I’m always on the hunt for warm breakfast ideas since I am allergic to oats so oatmeal is out. A while back I stumbled across a recipe in Giada’s Feel Good Food cookbook for a breakfast bulgur. Bulgur wheat is a whole grain that is a smaller grain than rolled oats, but it has a similar chewy texture. I cook it up with some vanilla and cinnamon then pour berries that have been cooked down with maple syrup over top.
As with most of the recipes on Lemon & Mocha, this breakfast bulgur is ideal as a make-ahead meal. Usually I make a big batch of the bulgur and the berries then divide it all between eight small reusable containers. That way Matt and I can each just microwave our little container for one minute for a quick and healthy breakfast without having to guess at the serving size.
I’ve also frozen the little containers once when we were going to be away and they still tasted good when we defrosted and ate them the next week. If you didn’t want to make quite so much you could easily halve the recipe. I’ve been wanting to try other variations of bulgur wheat for breakfast, but I’m so hooked on this original berry version that in the few years I’ve been making it I have yet to try it any other way. Do you ever have bulgur for breakfast? What’s your favorite way to eat it?
Also, in case you are new to bulgur and are looking for a visual for when you’re at the grocery store, I buy this Bob’s Red Mill version. Whole Foods also sells it in the bulk bins if you wanted to try it first; that’s what I did when I first made it before I graduated to buying the Bob’s Red Mill bags in bulk from Amazon!

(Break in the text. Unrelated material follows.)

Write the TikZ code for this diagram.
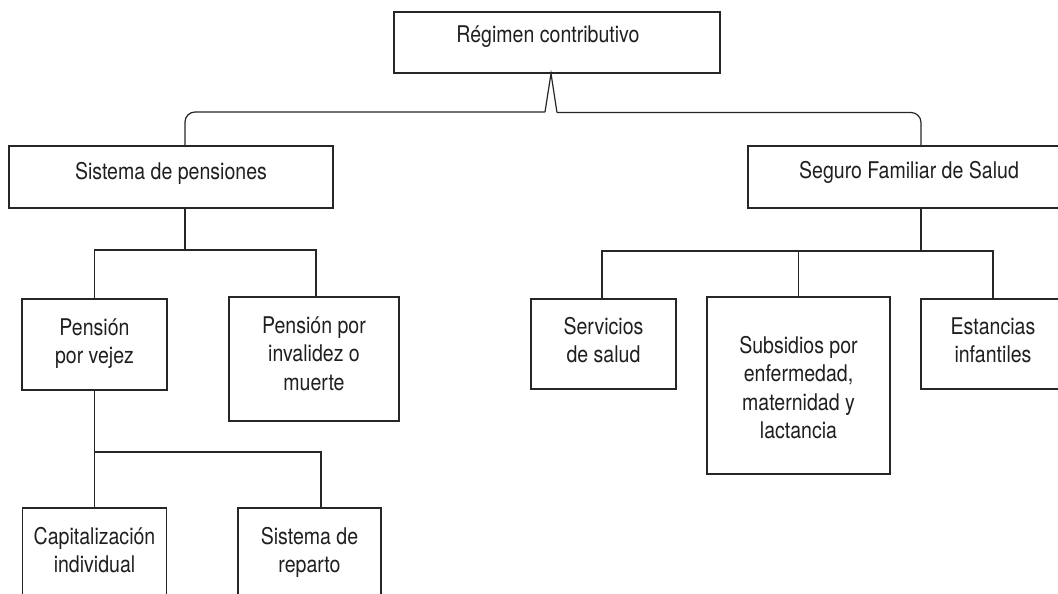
\documentclass[tikz,border=0pt]{standalone}
\usepackage{fontspec}
\setmainfont{TeX Gyre Heros}[FakeStretch=0.85]
\newcommand\boxtext[2]{\raisebox{#1}[0pt][0pt]{\begin{tabular}[t]{@{}c@{}}#2\end{tabular}}}
\begin{document}
\begin{tikzpicture}[x=1pt,y=-1pt,
  box/.style={draw=black!85, line width=1.2pt, rectangle, inner sep=0pt, text=black!88,
    font=\fontsize{23}{28.5}\selectfont},
  conn/.style={draw=black!85, line width=1.2pt}]
\useasboundingbox (0,0) rectangle (1058,594);
\clip (0,0) rectangle (1058,594);
% boxes
\node[box, minimum width=326, minimum height=61] (top) at (557,42.5) {\hspace*{-18pt}\boxtext{-0.5pt}{Régimen contributivo}};
\node[box, minimum width=324, minimum height=62] (sis) at (171,177) {\boxtext{-2pt}{Sistema de pensiones}};
\node[box, minimum width=322, minimum height=62] (seg) at (909,177) {\boxtext{-1pt}{Seguro Familiar de Salud}};
\node[box, minimum width=145, minimum height=91] (vejez) at (94.5,344.5) {\boxtext{9.5pt}{Pensión\\por vejez}};
\node[box, minimum width=170, minimum height=124] (inv) at (314,359) {\boxtext{26pt}{Pensión por\\invalidez o\\muerte}};
\node[box, minimum width=144, minimum height=112] (cap) at (94.5,564) {\boxtext{20pt}{Capitalización\\individual}};
\node[box, minimum width=143, minimum height=112] (rep) at (309.5,564) {\boxtext{20pt}{Sistema de\\reparto}};
\node[box, minimum width=145, minimum height=90] (serv) at (603.5,344) {\boxtext{10pt}{Servicios\\de salud}};
\node[box, minimum width=183, minimum height=177] (sub) at (798.5,385.5) {\boxtext{32.5pt}{Subsidios por\\enfermedad,\\maternidad y\\lactancia}};
\node[box, minimum width=144, minimum height=90] (est) at (993,344) {\boxtext{10pt}{Estancias\\infantiles}};
% junction points
\coordinate (apex) at ([xshift=-6pt]top.south);
\coordinate (bl) at (545,112);
\coordinate (br) at (557,112.5);
\coordinate (j1) at (185,250);
\coordinate (j2) at (94.5,452);
\coordinate (j3) at (921,251);
% connectors
\draw[conn, rounded corners=10pt] ([xshift=14pt]sis.north) |- (bl);
\draw[conn] (bl) -- (apex) -- (br);
\draw[conn, rounded corners=10pt] (br) -| ([xshift=12pt]seg.north);
\draw[conn] ([xshift=14pt]sis.south) -- (j1);
\draw[conn] (vejez.north) |- (j1);
\draw[conn] ([xshift=2pt]inv.north) |- (j1);
\draw[conn] (vejez.south) -- (cap.north);
\draw[conn] ([xshift=11.5pt]rep.north) |- (j2);
\draw[conn] ([xshift=12pt]seg.south) -- (j3);
\draw[conn] ([xshift=-1.5pt]serv.north) |- (j3);
\draw[conn] (sub.north) |- (j3);
\draw[conn] (est.north) |- (j3);
\end{tikzpicture}
\end{document}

- 2 cups golden bulgur wheat
- 1 teaspoon vanilla extract
- 1 teaspoon ground cinnamon
- ¼ teaspoon salt
- 10 ounces frozen strawberries
- 16 ounces frozen mixed berries
- 6 ounces fresh blackberries
- 2 tablespoons maple syrup
- ¼ teaspoon ground cinnamon
- Add 4 cups of water, the bulgur, vanilla, cinnamon and salt to a medium saucepan. Bring to a boil then cover, reduce heat to low and simmer for 12 minutes. Stir together; the water should be absorbed.
- Heat all the frozen berries over medium heat in a medium saucepan. Let cook for 8 minutes, or until the berries are almost thawed. All the fresh berries, maple syrup and the cinnamon. Bring to a boil then reduce heat to low and let simmer for 8 to 10 minutes, stirring occasionally and lightly smashing the strawberries as you stir. Remove from the heat and eat over the bulgur.
Recipe slightly adapted from Giada’s Feel Good Food.